Skip to main content

Approximating k-Means

Ernest van Wijland ( IRIF, Université Paris-Cité )

Among clustering objectives, k-Means is arguably the most well-known. Given a collection of points in a metric space, the goal is to partition them into k clusters, each with an associated center, so as to minimize the sum of squared distances of points to their cluster centers.
In this seminar, we go over our recent work, describing a polynomial-time 5.83-approximation algorithm for k-Means in general metrics.
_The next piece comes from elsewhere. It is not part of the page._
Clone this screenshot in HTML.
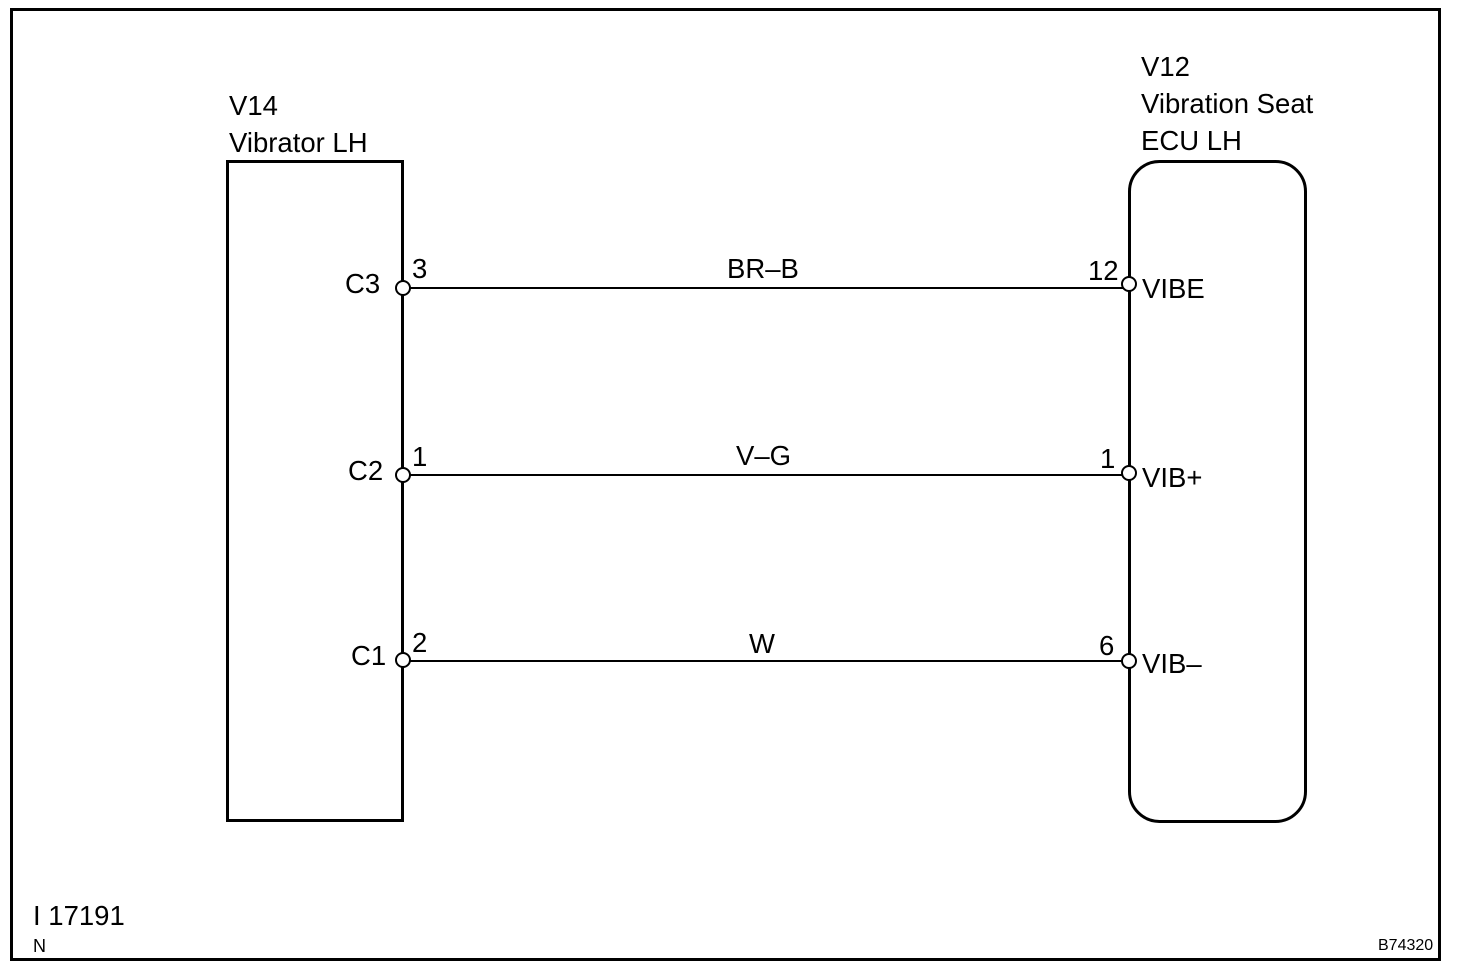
<!DOCTYPE html>
<html><head><style>
body{margin:0;background:#fff}
text{font-family:"Liberation Sans",sans-serif;fill:#000}
</style></head><body>
<svg width="1472" height="970" xmlns="http://www.w3.org/2000/svg">
<rect x="11.5" y="9.5" width="1428" height="950" fill="none" stroke="#000" stroke-width="3"/>
<rect x="227.5" y="161.5" width="175" height="659" fill="none" stroke="#000" stroke-width="3"/>
<rect x="1129.5" y="161.5" width="176" height="660" rx="30" ry="30" fill="none" stroke="#000" stroke-width="3"/>
<g stroke="#000" stroke-width="2">
<line x1="403" y1="288" x2="1129" y2="288"/>
<line x1="403" y1="475" x2="1129" y2="475"/>
<line x1="403" y1="661" x2="1129" y2="661"/>
</g>
<g fill="#fff" stroke="#000" stroke-width="2">
<circle cx="403" cy="288" r="7"/><circle cx="403" cy="475" r="7"/><circle cx="403" cy="660" r="7"/>
<circle cx="1129" cy="284" r="7"/><circle cx="1129" cy="473" r="7"/><circle cx="1129" cy="661" r="7"/>
</g>
<g font-size="27.5">
<text x="229" y="115">V14</text>
<text x="229" y="152">Vibrator LH</text>
<text x="1141" y="76">V12</text>
<text x="1141" y="113">Vibration Seat</text>
<text x="1141" y="150">ECU LH</text>
<text x="345" y="293">C3</text>
<text x="348" y="480">C2</text>
<text x="351" y="665">C1</text>
<text x="412" y="278">3</text>
<text x="412" y="466">1</text>
<text x="412" y="652">2</text>
<text x="727" y="278">BR–B</text>
<text x="736" y="465">V–G</text>
<text x="749" y="653">W</text>
<text x="1088" y="280">12</text>
<text x="1100" y="468">1</text>
<text x="1099" y="655">6</text>
<text x="1142" y="298">VIBE</text>
<text x="1142" y="487">VIB+</text>
<text x="1142" y="673">VIB–</text>
<text x="33" y="925">I 17191</text>
</g>
<text x="33" y="952" font-size="18">N</text>
<text x="1378" y="950" font-size="16">B74320</text>
</svg>
</body></html>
A natural approach for k-Means is to leverage Lagrangian Multiplier Preserving (LMP) approximations for the facility location problem.
The previous best results for k-Means build upon an adaptation of an LMP 3-approximation for facility location with metric connection costs in [Jain, Vazirani - J.ACM'01] based on a primal-dual method, rather than on the improved LMP greedy 2-approximation for the same problem in [Jain, Mahdian, Markakis, Saberi, Vazirani - J.ACM'03]. The barrier to using the improved LMP algorithm was that no adaptation of this algorithm and its analysis to the case of squared metric connection costs was known (since squared distances violate triangle inequality). We show how to overcome this barrier by providing such an adaptation and a way to apply it to k-Means.

This is joint work with Moses Charikar, Vincent Cohen-Addad, Ruiquan Gao, Fabrizio Grandoni and Euiwoong Lee.